As information online becomes more readily available, Individuals are slowly becoming more educated and as they do, their ability to see the shortcomings of the group fitness fad, or the coach trying to fill them full of lies and bullshit increases.

This united stand by the strength and conditioning world is turning the tide and leading us into a very exciting future. No longer will our community stay quiet and allow others to abuse or disrespect the art of strength and conditioning. Athletes Authority recently went public with their disagreement about how F45 marketed their new teen programs, and also how they run them. I can’t praise the team from athlete’s authority enough for standing up for our industry, protecting the next generation and demanding a higher standard for our children!!

Lastly I feel the strength and conditioning world is beginning to learn how to communicate their beliefs better. In the past it was commonplace to see coaches engaged in ego battles, trying to prove they are smarter than each other by posting advanced moves with attached descriptions that were cut and paste straight out of a master’s degree text book. The quality message that they were trying to communicate was simply lost as no one without at least an undergraduate degree in anatomy had any idea what they were saying.
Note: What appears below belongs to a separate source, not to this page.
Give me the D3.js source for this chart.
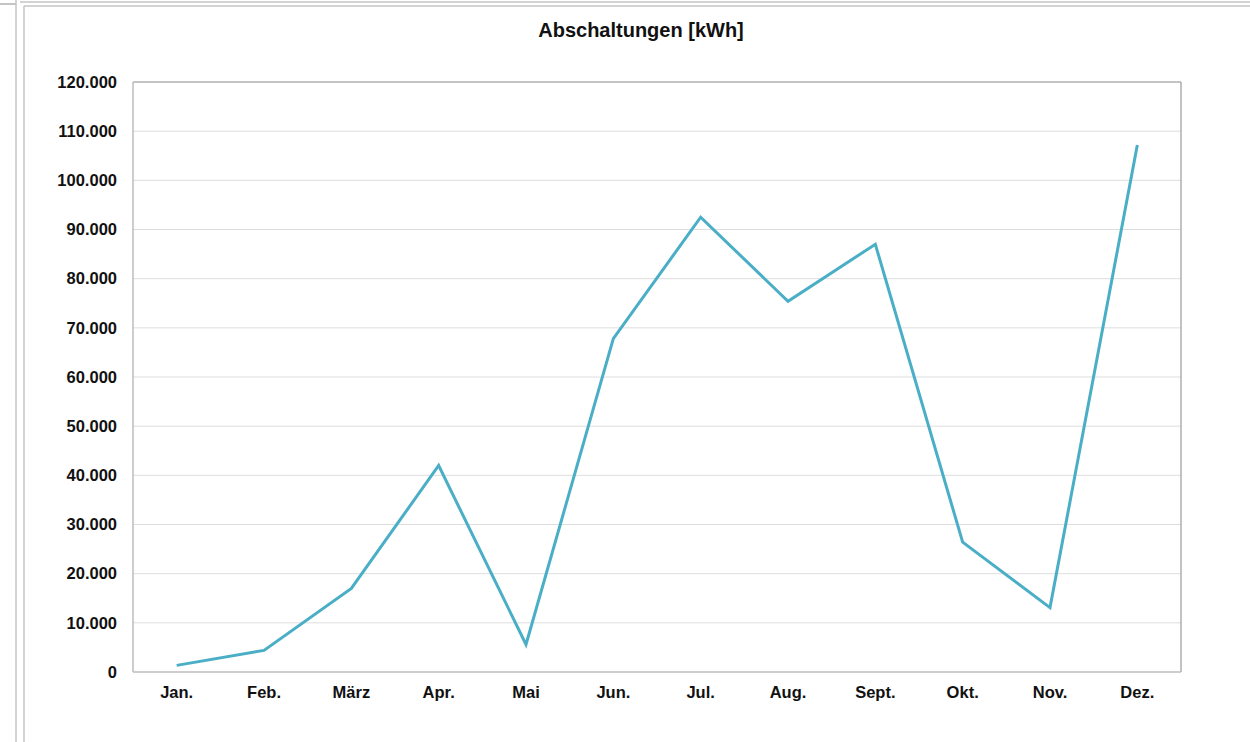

I started this blog chatting about the importance of context in the strength and conditioning world. I am hoping by now you are also starting to see just how paramount it is as well. My mission statement is to do my best to provide a context around any information I share online. Context is just so important to me; in fact it is to a degree my life’s purpose, to find the right training program that is contextually perfect for any individual that walks through my doors.